An N in an adapter sequence is treated as a wildcard. An N will align against any other base, including other N``s, but does not affect the score of the resulting alignment and are not counted for the purpose of filters such as ``--min-overlap.

Tip

It is generally not worthwhile to specify more than the first ~30 bp of the adapter sequences to be trimmed. Doing so does not notably improve sensitivity or specificity, but does result in a lower throughput.

Trimming paired-end data with multiple adapter pairs

It is possible to provide multiple, different sets of adapters for trimming, in which case AdapterRemoval will select the single best match for each read (pair), and trim that adapter or adapter pair from the read or read pair.

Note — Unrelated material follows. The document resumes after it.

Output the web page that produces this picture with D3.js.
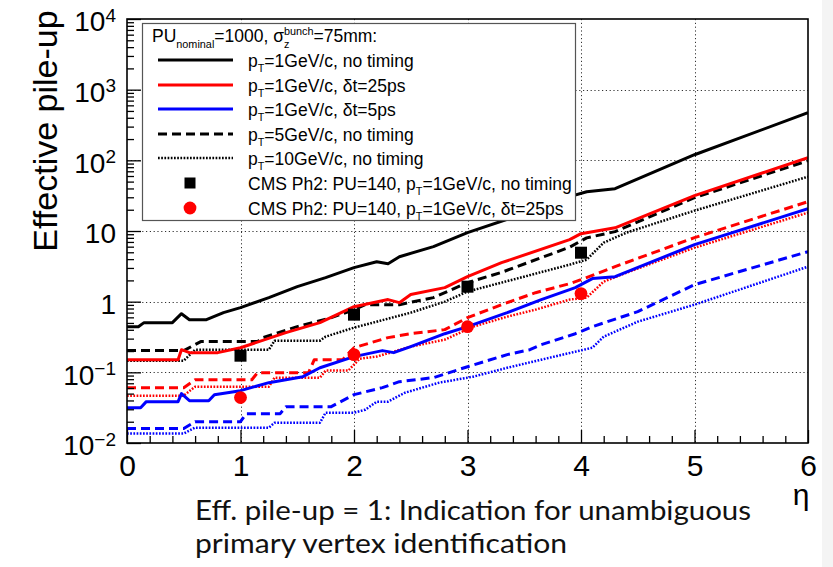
<!DOCTYPE html>
<html>
<head>
<meta charset="utf-8">
<script src="https://cdn.jsdelivr.net/npm/d3@7"></script>
<style>
  html, body { margin: 0; padding: 0; background: #ffffff; }
  svg { display: block; }
</style>
</head>
<body>
<svg id="chart" width="833" height="567"></svg>
<script>
// ---- axis definitions ----
const xMajorTicks = [0, 1, 2, 3, 4, 5, 6];
const xMinorTicks = d3.range(0, 6.0001, 0.2).filter(v => Math.abs(v - Math.round(v)) > 1e-6);
const yDecades = [1e-2, 1e-1, 1, 10, 1e2, 1e3, 1e4];

// ---- effective pile-up vs eta, PU_nominal = 1000 ----
const pt1NoTiming = [[0,0.443],[0.1,0.443],[0.15,0.505],[0.4,0.505],[0.48,0.676],[0.55,0.556],[0.7,0.556],[0.85,0.699],[1.0,0.823],[1.25,1.14],[1.5,1.63],[1.75,2.19],[2.0,3.03],[2.2,3.68],[2.3,3.45],[2.4,4.33],[2.7,6.0],[3.0,9.47],[3.5,17.6],[3.9,30.6],[4.05,36.0],[4.3,39.7],[5.0,120],[6.0,472]];
const pt1Dt25 = [[0,0.151],[0.45,0.151],[0.48,0.209],[0.55,0.190],[0.8,0.190],[1.0,0.223],[1.4,0.364],[1.7,0.505],[2.0,0.849],[2.3,1.07],[2.4,0.968],[2.5,1.26],[2.8,1.58],[3.0,2.26],[3.3,3.56],[3.9,7.54],[4.0,9.17],[4.3,11.1],[5.0,31.6],[6.0,109]];
const pt1Dt5 = [[0,0.0316],[0.12,0.0316],[0.17,0.0385],[0.45,0.0385],[0.48,0.0499],[0.55,0.0397],[0.72,0.0397],[0.77,0.0483],[1.0,0.0550],[1.25,0.0714],[1.55,0.0868],[1.7,0.116],[2.0,0.167],[2.25,0.203],[2.35,0.190],[2.5,0.231],[2.8,0.352],[3.0,0.443],[3.35,0.699],[3.65,1.07],[3.95,1.58],[4.1,2.12],[4.3,2.26],[5.0,6.41],[6.0,20.7]];
const pt5NoTiming = [[0,0.203],[0.5,0.203],[0.65,0.272],[1.15,0.272],[1.2,0.310],[1.5,0.443],[1.8,0.594],[2.0,0.771],[2.1,0.907],[2.4,0.907],[2.7,1.14],[3.0,1.86],[3.3,2.6],[3.9,5.9],[4.05,8.0],[4.3,9.79],[5.0,29.6],[6.0,98.9]];
const pt5Dt25 = [[0,0.0607],[0.5,0.0607],[0.6,0.0787],[1.1,0.0787],[1.15,0.0989],[1.6,0.0989],[1.65,0.151],[1.9,0.151],[2.0,0.223],[2.3,0.310],[2.5,0.352],[2.8,0.402],[3.0,0.594],[3.3,0.907],[3.6,1.34],[3.9,1.80],[4.0,2.05],[4.3,3.13],[5.0,8.05],[6.0,26.0]];
const pt5Dt5 = [[0,0.0160],[0.5,0.0160],[0.6,0.0200],[1.0,0.0200],[1.05,0.0260],[1.35,0.0260],[1.4,0.0327],[1.8,0.0327],[2.0,0.0483],[2.25,0.0607],[2.4,0.0738],[2.7,0.0841],[3.0,0.120],[3.35,0.178],[3.55,0.209],[3.65,0.246],[3.95,0.352],[4.1,0.443],[4.5,0.722],[5.0,1.74],[6.0,5.10]];
const pt10NoTiming = [[0,0.146],[0.5,0.146],[0.6,0.209],[1.25,0.209],[1.3,0.281],[1.7,0.281],[1.75,0.320],[2.0,0.429],[2.2,0.521],[2.5,0.699],[2.8,1.0],[3.0,1.39],[3.4,2.05],[3.7,2.75],[3.9,3.34],[4.05,3.93],[4.2,6.84],[4.4,9.47],[5.0,19.4],[6.0,58.7]];
const pt10Dt25 = [[0,0.0468],[0.5,0.0468],[0.6,0.0627],[1.25,0.0627],[1.3,0.0841],[1.7,0.0841],[1.75,0.106],[1.95,0.106],[2.05,0.156],[2.2,0.167],[2.5,0.231],[2.8,0.290],[3.05,0.443],[3.35,0.614],[3.6,0.771],[3.9,1.07],[4.05,1.14],[4.2,1.92],[4.4,2.57],[5.0,5.81],[6.0,18.2]];
const pt10Dt5 = [[0,0.0136],[0.5,0.0136],[0.6,0.0165],[1.25,0.0165],[1.3,0.0194],[1.7,0.0194],[1.75,0.0269],[2.0,0.0269],[2.1,0.0296],[2.2,0.0385],[2.3,0.0385],[2.45,0.0515],[2.75,0.0714],[3.05,0.0868],[3.35,0.116],[3.65,0.151],[3.95,0.196],[4.1,0.223],[4.2,0.320],[4.5,0.521],[5.0,0.907],[6.0,3.13]];

// ---- CMS Phase-2 reference points (PU = 140, pT = 1 GeV/c) ----
const cmsEta = [1, 2, 3, 4];
const cmsNoTiming = [0.172, 0.655, 1.63, 4.93];
const cmsDt25 = [0.044, 0.178, 0.443, 1.30];

// ---- styles ----
const styleSolid = { width: 3, dash: null };
const styleDashed = { width: 3, dash: "9,5" };
const styleDotted = { width: 2.5, dash: "1.7,1.5" };

const curves = [
  { data: pt10Dt5, color: "#0000ff", style: styleDotted },
  { data: pt5Dt5, color: "#0000ff", style: styleDashed },
  { data: pt10Dt25, color: "#ff0000", style: styleDotted },
  { data: pt5Dt25, color: "#ff0000", style: styleDashed },
  { data: pt10NoTiming, color: "#000000", style: styleDotted },
  { data: pt5NoTiming, color: "#000000", style: styleDashed },
  { data: pt1Dt5, color: "#0000ff", style: styleSolid },
  { data: pt1Dt25, color: "#ff0000", style: styleSolid },
  { data: pt1NoTiming, color: "#000000", style: styleSolid }
];

const FONT = "'Liberation Sans', Arial, Helvetica, sans-serif";

const svg = d3.select("#chart");

// light backdrop at the right edge
svg.append("rect").attr("x", 0).attr("y", 0).attr("width", 833).attr("height", 567).attr("fill", "#ffffff");
svg.append("rect").attr("x", 822).attr("y", 0).attr("width", 11).attr("height", 567).attr("fill", "#f4f4f4");

const frame = { left: 127, right: 808, top: 19, bottom: 443 };
const x = d3.scaleLinear().domain([0, 6]).range([frame.left, frame.right]);
const y = d3.scaleLog().domain([1e-2, 1e4]).range([frame.bottom, frame.top]);

svg.append("defs").append("clipPath").attr("id", "plotClip")
  .append("rect").attr("x", frame.left).attr("y", frame.top)
  .attr("width", frame.right - frame.left).attr("height", frame.bottom - frame.top);

// ---- grid ----
const grid = svg.append("g").attr("stroke", "#333").attr("stroke-width", 1).attr("stroke-dasharray", "1.2,2.6");
grid.selectAll("line.gx").data(xMajorTicks.slice(1, -1)).join("line")
  .attr("x1", d => Math.round(x(d)) + 0.5).attr("x2", d => Math.round(x(d)) + 0.5)
  .attr("y1", frame.top).attr("y2", frame.bottom);
grid.selectAll("line.gy").data(yDecades.slice(1, -1)).join("line")
  .attr("y1", d => Math.round(y(d)) + 0.5).attr("y2", d => Math.round(y(d)) + 0.5)
  .attr("x1", frame.left).attr("x2", frame.right);

// ---- curves ----
const line = d3.line().x(d => x(d[0])).y(d => y(d[1]));
const plot = svg.append("g").attr("clip-path", "url(#plotClip)");
curves.forEach(c => {
  plot.append("path").datum(c.data)
    .attr("d", line)
    .attr("fill", "none")
    .attr("stroke", c.color)
    .attr("stroke-width", c.style.width)
    .attr("stroke-dasharray", c.style.dash)
    .attr("stroke-linejoin", "round");
});

// ---- markers ----
const markSize = 12;
svg.append("g").selectAll("rect").data(cmsEta.map((e, i) => [e, cmsNoTiming[i]])).join("rect")
  .attr("x", d => x(d[0]) - markSize / 2).attr("y", d => y(d[1]) - markSize / 2)
  .attr("width", markSize).attr("height", markSize).attr("fill", "#000");
svg.append("g").selectAll("circle").data(cmsEta.map((e, i) => [e, cmsDt25[i]])).join("circle")
  .attr("cx", d => x(d[0])).attr("cy", d => y(d[1])).attr("r", 6.4).attr("fill", "#ff0000");

// ---- axes ----
const xAxisMajor = d3.axisBottom(x).tickValues(xMajorTicks).tickSize(-13).tickPadding(12).tickFormat(d3.format("d"));
const xAxisMinor = d3.axisBottom(x).tickValues(xMinorTicks).tickSize(-7).tickFormat("");
const gxMinor = svg.append("g").attr("transform", `translate(0,${frame.bottom})`).call(xAxisMinor);
const gx = svg.append("g").attr("transform", `translate(0,${frame.bottom})`).call(xAxisMajor);
[gx, gxMinor].forEach(g => {
  g.select(".domain").remove();
  g.selectAll(".tick line").attr("stroke", "#000").attr("stroke-width", 1.3);
});
gx.selectAll(".tick text").attr("font-family", FONT).attr("font-size", 30).attr("fill", "#000");

const yMinor = [];
yDecades.slice(0, -1).forEach(d => { for (let k = 2; k <= 9; k++) yMinor.push(d * k); });
const yAxisMajor = d3.axisLeft(y).tickValues(yDecades).tickSize(-14).tickPadding(11);
const yAxisMinor = d3.axisLeft(y).tickValues(yMinor).tickSize(-7).tickFormat("");
const gyMinor = svg.append("g").attr("transform", `translate(${frame.left},0)`).call(yAxisMinor);
const gy = svg.append("g").attr("transform", `translate(${frame.left},0)`).call(yAxisMajor);
[gy, gyMinor].forEach(g => {
  g.select(".domain").remove();
  g.selectAll(".tick line").attr("stroke", "#000").attr("stroke-width", 1.3);
});
gy.selectAll(".tick text")
  .attr("font-family", FONT).attr("font-size", 28).attr("fill", "#000").attr("dy", "0.42em")
  .each(function (d) {
    const e = Math.round(Math.log10(d));
    const t = d3.select(this).text(null);
    if (e === 0) { t.text("1"); return; }
    if (e === 1) { t.text("10"); return; }
    t.append("tspan").text("10");
    t.append("tspan").attr("dy", "-0.5em").attr("font-size", 19).text(e < 0 ? "\u2212" + (-e) : String(e));
  });

// frame
svg.append("rect").attr("x", frame.left).attr("y", frame.top)
  .attr("width", frame.right - frame.left).attr("height", frame.bottom - frame.top)
  .attr("fill", "none").attr("stroke", "#000").attr("stroke-width", 1.6);

// ---- axis titles ----
svg.append("text").attr("transform", "translate(57,131) rotate(-90)")
  .attr("text-anchor", "middle").attr("font-family", FONT).attr("font-size", 34).text("Effective pile-up");
svg.append("text").attr("x", 801).attr("y", 505).attr("text-anchor", "middle")
  .attr("font-family", FONT).attr("font-size", 30).text("\u03b7");

// ---- legend ----
const leg = svg.append("g");
leg.append("rect").attr("x", 142.5).attr("y", 23.5).attr("width", 433).attr("height", 197)
  .attr("fill", "#fff").attr("stroke", "#555").attr("stroke-width", 1.2);

// places runs of text one after another; sub/sup runs are smaller and shifted
function richText(g, x0, y0, size, parts) {
  let cx = x0, prevStart = x0, prevW = 0;
  parts.forEach(p => {
    const small = p.sub || p.sup;
    const fs = small ? size * 0.62 : size;
    const dy = p.sub ? size * 0.32 : p.sup ? -size * 0.42 : 0;
    const startX = p.stack ? prevStart : cx;
    const el = g.append("text").attr("x", startX).attr("y", y0 + dy)
      .attr("font-family", FONT).attr("font-size", fs).attr("fill", "#000").text(p.t);
    const w = el.node().getComputedTextLength();
    if (p.stack) { cx = startX + Math.max(prevW, w); }
    else { prevStart = startX; prevW = w; cx = startX + w; }
  });
}

const LS = 17.5;
richText(leg, 152, 42, LS, [
  { t: "PU" }, { t: "nominal", sub: true }, { t: "=1000, \u03c3" },
  { t: "z", sub: true }, { t: "bunch", sup: true, stack: true }, { t: "=75mm:" }
]);

const legendRows = [
  { y: 60, kind: "line", color: "#000", style: styleSolid, parts: [{ t: "p" }, { t: "T", sub: true }, { t: "=1GeV/c, no timing" }] },
  { y: 85, kind: "line", color: "#ff0000", style: styleSolid, parts: [{ t: "p" }, { t: "T", sub: true }, { t: "=1GeV/c, \u03b4t=25ps" }] },
  { y: 109, kind: "line", color: "#0000ff", style: styleSolid, parts: [{ t: "p" }, { t: "T", sub: true }, { t: "=1GeV/c, \u03b4t=5ps" }] },
  { y: 134, kind: "line", color: "#000", style: styleDashed, parts: [{ t: "p" }, { t: "T", sub: true }, { t: "=5GeV/c, no timing" }] },
  { y: 158, kind: "line", color: "#000", style: styleDotted, parts: [{ t: "p" }, { t: "T", sub: true }, { t: "=10GeV/c, no timing" }] },
  { y: 183, kind: "square", color: "#000", parts: [{ t: "CMS Ph2: PU=140, p" }, { t: "T", sub: true }, { t: "=1GeV/c, no timing" }] },
  { y: 208, kind: "circle", color: "#ff0000", parts: [{ t: "CMS Ph2: PU=140, p" }, { t: "T", sub: true }, { t: "=1GeV/c, \u03b4t=25ps" }] }
];
legendRows.forEach(r => {
  if (r.kind === "line") {
    leg.append("line").attr("x1", 158).attr("x2", 233).attr("y1", r.y).attr("y2", r.y)
      .attr("stroke", r.color).attr("stroke-width", r.style.width).attr("stroke-dasharray", r.style.dash);
  } else if (r.kind === "square") {
    leg.append("rect").attr("x", 190 - 5.5).attr("y", r.y - 5.5).attr("width", 11).attr("height", 11).attr("fill", r.color);
  } else {
    leg.append("circle").attr("cx", 190).attr("cy", r.y).attr("r", 6.4).attr("fill", r.color);
  }
  richText(leg, 248, r.y + 6.5, LS, r.parts);
});

// ---- note below the chart ----
const note = svg.append("g").attr("font-family", "Lato, 'Open Sans', sans-serif").attr("font-size", 26).attr("fill", "#111");
note.append("text").attr("x", 195).attr("y", 520).attr("textLength", 556).attr("lengthAdjust", "spacingAndGlyphs")
  .text("Eff. pile-up = 1: Indication for unambiguous");
note.append("text").attr("x", 195).attr("y", 553).attr("textLength", 372).attr("lengthAdjust", "spacingAndGlyphs")
  .text("primary vertex identification");
</script>
</body>
</html>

Adapters must be written in a one or two-column table, for SE and PE trimming, respectively. Columns can be separated with any whitespace. For example, to specify both the recommended Illumina TruSeq and the recommended BGISeq adapters, one might save the following text in the file adapters.txt:

AGATCGGAAGAGCACACGTCTGAACTCCAGTCA  AGATCGGAAGAGCGTCGTGTAGGGAAAGAGTGT
AAGTCGGAGGCCAAGCGGTCTTAGGAAGACAA   AAGTCGGATCGTAGCCATGTCGTTCTGTGAGCCAAGGAGTTG

This file is then specified using the --adapter-table option:

adapterremoval3 \
    --in-file1 reads_1.fastq \
    --in-file2 reads_2.fastq \
    --out-prefix output_multi \
    --adapter-table adapters.txt

Pairs of adapters are used exactly as written, and the resulting QC reports lists how frequently each adapter or each pair of adapters was used.

Note that throughput decreases proportionally to the number of adapters, and it is therefore not recommended to use this functionality unless strictly necessary. When adapters differ only after the first N bases, for example due to an embedded barcode, then it is typically better to specify the common part of the adapter sequences with --adapter1 and (optionally) --adapter2, instead of specifying multiple, different adapter pairs in a table.